6 Then one of the winged creatures took a hot coal from the altar, using a pair of tongs. He flew to me
I przyleciał do mnie jeden z Serafinów, mając w ręce swej węgiel rozpalony, który kleszczykami wziął z ołtarza;
7 and touched my lips with the coal. Then he said, “Look [at what I have done]. I have touched your lips [with this coal]. [Now] your guilt is ended, and your sins are forgiven [DOU].”
I dotknął się ust moich, a rzekł: Oto się dotknął ten węgiel warg twoich, a odejdzie nieprawość twoja, a grzech twój zgładzony będzie.
8 Then I heard Yahweh asking, “Whom shall I send [to be a messenger to my people]? Who will go [and speak] for us?” I replied, “I will. Send me!”
Potemem słyszał głos Pana mówiącego: Kogoż poślę? a kto nam pójdzie? Tedym rzekł: Otom ja, poślij mię.
9 Then he said, “[Okay], go, and say to the [Israeli] people, ‘You will listen carefully [to what I say], but you will not understand it. You will look very carefully [at the things that I am doing], but you will not understand them.’
A on rzekł: Idź, a powiedz ludowi temu: Słuchajcie słuchając, a nie rozumijcie, a widząc patrzajcie, a nie poznawajcie.
10 [What you(sg) say will] cause these people to become stubborn [IDM]; [it will cause them] to not be able to hear [what I say] and see [what I do]. [As a result, they will not] see [what I want them to see] or hear [what I want them to hear], and they will not understand it, and they will not turn to me and be saved [from being punished].”
Zatwardź serce ludu tego, a uszy jego obciąż, i oczy jego zawrzyj, aby nie widział oczyma swemi, a uszyma swemi nie słyszał, i sercem swem nie zrozumiał, a nie nawrócił się, i nie był uzdrowion.

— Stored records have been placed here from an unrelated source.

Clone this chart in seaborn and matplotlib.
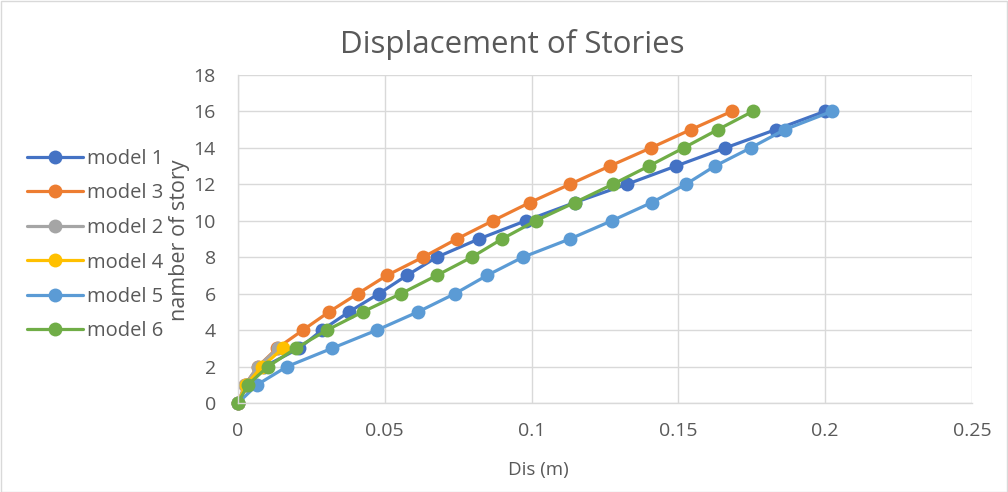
import matplotlib
matplotlib.use("Agg")
import matplotlib.pyplot as plt
from matplotlib.patches import Rectangle
import seaborn as sns

# Story displacement (m) per model, stories 0..16
stories = list(range(17))
model_1 = [0, 0.003, 0.009, 0.0208, 0.0286, 0.0378, 0.048, 0.0575, 0.0677,
           0.082, 0.098, 0.1147, 0.1324, 0.1491, 0.166, 0.1831, 0.1998]
model_3 = [0, 0.0024, 0.0068, 0.0133, 0.0221, 0.031, 0.0408, 0.0507, 0.063,
           0.0745, 0.0868, 0.0994, 0.113, 0.1266, 0.1406, 0.1542, 0.1681]
model_2 = [0, 0.0024, 0.0068, 0.0136]
model_4 = [0, 0.0027, 0.0082, 0.0153]
model_5 = [0, 0.0065, 0.0167, 0.032, 0.0473, 0.0613, 0.0739, 0.0848, 0.097,
           0.113, 0.1273, 0.1409, 0.1525, 0.1624, 0.1746, 0.1862, 0.2022]
model_6 = [0, 0.0034, 0.0102, 0.0197, 0.0303, 0.0425, 0.0555, 0.0677, 0.0796,
           0.0899, 0.1014, 0.1147, 0.1276, 0.1399, 0.1518, 0.1634, 0.1753]

series_names = ["model 1", "model 3", "model 2", "model 4", "model 5", "model 6"]
series_values = [model_1, model_3, model_2, model_4, model_5, model_6]
series_colors = ["#4472C4", "#ED7D31", "#A5A5A5", "#FFC000", "#5B9BD5", "#70AD47"]

x_ticks = [0, 0.05, 0.1, 0.15, 0.2, 0.25]
x_tick_labels = ["0", "0.05", "0.1", "0.15", "0.2", "0.25"]
y_ticks = list(range(0, 19, 2))

sns.set_theme(style="white")
plt.rcParams["font.family"] = ["Open Sans", "DejaVu Sans"]

TXT = "#595959"
W, H = 1008, 492
fig = plt.figure(figsize=(W / 100, H / 100), dpi=100)
fig.patches.append(Rectangle((0.001, 0.001), 0.998, 0.997, transform=fig.transFigure,
                             fill=False, edgecolor="#D9D9D9", linewidth=1))

ax = fig.add_axes([238 / W, 1 - 403 / H, (972 - 238) / W, (403 - 75) / H])

for name, vals, col in zip(series_names, series_values, series_colors):
    sns.lineplot(x=vals, y=stories[:len(vals)], ax=ax, color=col, linewidth=2.3,
                 marker="o", markersize=10, markeredgewidth=0, label=name,
                 sort=False, clip_on=False)

ax.set_xlim(0, 0.25)
ax.set_ylim(0, 18)
ax.set_xticks(x_ticks)
ax.set_xticklabels(x_tick_labels)
ax.set_yticks(y_ticks)
ax.grid(True, color="#D9D9D9", linewidth=1)
ax.set_axisbelow(True)
for s in ["top", "right"]:
    ax.spines[s].set_visible(False)
for s in ["left", "bottom"]:
    ax.spines[s].set_color("#D9D9D9")
    ax.spines[s].set_linewidth(1)
ax.tick_params(axis="both", length=0, labelsize=14, labelcolor=TXT)
ax.tick_params(axis="x", pad=14)
ax.tick_params(axis="y", pad=16)
ax.set_xlabel("")
ax.set_ylabel("")

fig.text(538 / W, 1 - 470 / H, "Dis (m)", ha="center", va="center",
         fontsize=13.5, color=TXT)
fig.text(180 / W, 1 - 240 / H, "namber of story", ha="center", va="center",
         rotation=90, fontsize=15.5, color=TXT)
fig.text(512 / W, 1 - 45 / H, "Displacement of Stories", ha="center", va="center",
         fontsize=22.5, color=TXT)

handles, labels = ax.get_legend_handles_labels()
ax.get_legend().remove()
fig.legend(handles, labels, loc="upper left", bbox_to_anchor=(27 / W, 1 - 149 / H),
           frameon=False, fontsize=14.5, labelcolor=TXT, handlelength=2.8,
           handletextpad=0.2, labelspacing=0.72, borderaxespad=0, borderpad=0)

fig.savefig("out.png", dpi=100)
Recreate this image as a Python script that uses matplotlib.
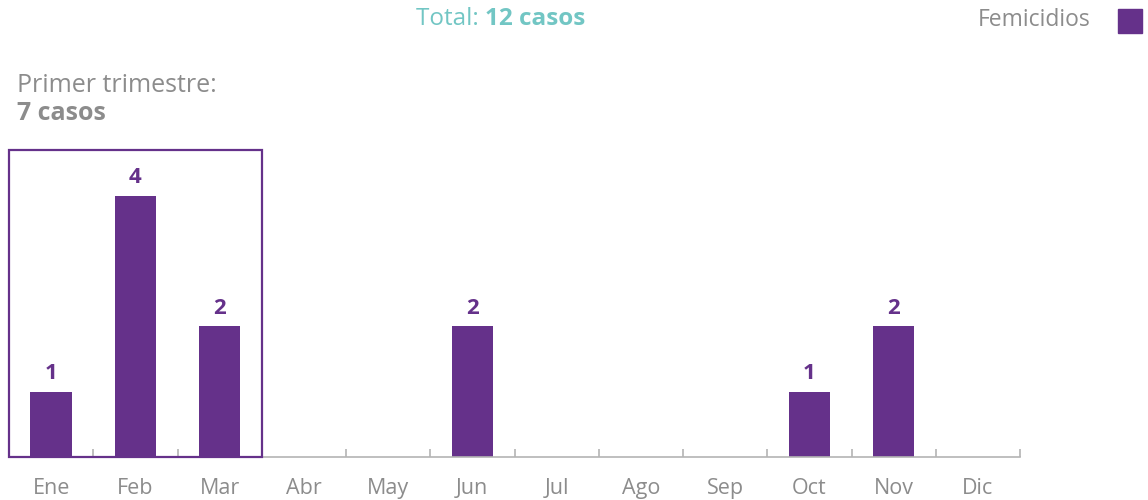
import matplotlib.pyplot as plt
import matplotlib.patches as mpatches
import numpy as np

plt.rcParams['font.family'] = ['Open Sans', 'DejaVu Sans']

# Data
meses = ['Ene', 'Feb', 'Mar', 'Abr', 'May', 'Jun', 'Jul', 'Ago', 'Sep', 'Oct', 'Nov', 'Dic']
femicidios = [1, 4, 2, 0, 0, 2, 0, 0, 0, 1, 2, 0]
total = sum(femicidios)
trimestre = sum(femicidios[:3])

purple = '#65318a'
teal = '#72c6c4'
grey = '#8c8c8c'
axis_grey = '#b4b4b4'

fig = plt.figure(figsize=(11.48, 5.0), dpi=100)
ax = fig.add_axes([9 / 1148, 43 / 500, 1011 / 1148, 457 / 500])

x = np.arange(len(meses))
ax.bar(x, femicidios, width=0.49, color=purple, zorder=2)

for xi, v in zip(x, femicidios):
    if v > 0:
        ax.text(xi, v + 0.12, str(v), ha='center', va='bottom', fontsize=16,
                fontweight='bold', color=purple)

# First-quarter box
box = mpatches.Rectangle((-0.5, 0), 3, 4.7, fill=False, edgecolor=purple,
                         linewidth=1.6, zorder=3, clip_on=False)
ax.add_patch(box)

ax.set_xlim(-0.5, 11.5)
ax.set_ylim(0, 7.0)
for side in ['top', 'right', 'left']:
    ax.spines[side].set_visible(False)
ax.spines['bottom'].set_color(axis_grey)
ax.spines['bottom'].set_linewidth(1.2)
ax.set_yticks([])
ax.set_xticks(x)
ax.set_xticklabels(meses, fontsize=15.5, color=grey)
ax.tick_params(axis='x', which='major', length=0, pad=15)
ax.set_xticks(np.arange(-0.5, 12, 1), minor=True)
ax.tick_params(axis='x', which='minor', direction='in', length=6,
               width=1.2, color=axis_grey)

# Header texts
fig.text(485 / 1148, 1 - 19 / 500, 'Total: ', ha='right', va='center',
         fontsize=17.5, color=teal)
fig.text(485 / 1148, 1 - 19 / 500, f'{total} casos', ha='left', va='center',
         fontsize=17.5, color=teal, fontweight='bold')

fig.text(17 / 1148, 1 - 86 / 500, 'Primer trimestre:', ha='left', va='center',
         fontsize=18, color=grey)
fig.text(17 / 1148, 1 - 114 / 500, f'{trimestre} casos', ha='left', va='center',
         fontsize=18, color=grey, fontweight='bold')

# Legend
fig.text(1090 / 1148, 1 - 20 / 500, 'Femicidios', ha='right', va='center',
         fontsize=16.5, color=grey)
fig.patches.append(mpatches.Rectangle((1118 / 1148, 1 - 33 / 500), 24 / 1148, 24 / 500,
                                      transform=fig.transFigure, color=purple,
                                      figure=fig))

fig.savefig('out.png', dpi=100)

11 Then I said, “How long [do you want me to continue to do that]?” He replied, “[Do it] until their cities are ruined [by their enemies], [until] no one is living in their houses, [do it until] all the crops are stolen from their fields and the fields are ruined.
A gdym rzekł: Dokądże Panie? A on rzekł: Dokąd nie spustoszeją miasta, tak aby nie było obywatela; i domy, aby nie było w nich człowieka, a ziemia do szczętu nie spustoszeje;
12 [Do it] until I have (exiled everyone/forced everyone to go to their enemies’ lands) far away, and the whole land [of Israel] is deserted.
Dokąd Pan daleko nie zapędzi wszelkiego człowieka, a nie będzie doskonałe spustoszenie w pośród ziemi;
13 If [even] one tenth [of the people survive and] stay there, [their enemies] will [invade the land again and] burn everything. [But, just] like [MET] when an oak [tree] is cut down, a stump is left [from which new shoots will grow], the people who remain [in this land will be a group that will become large again] and be (set apart for/dedicated to) me.”
Dokąd jeszcze na nią dziesiąta zguba nie przyjdzie, a dopiero skażona będzie, A wszakże jako one dęby, które są przy bramie Zallechet podporą, tak nasienie święte jest podporą jej.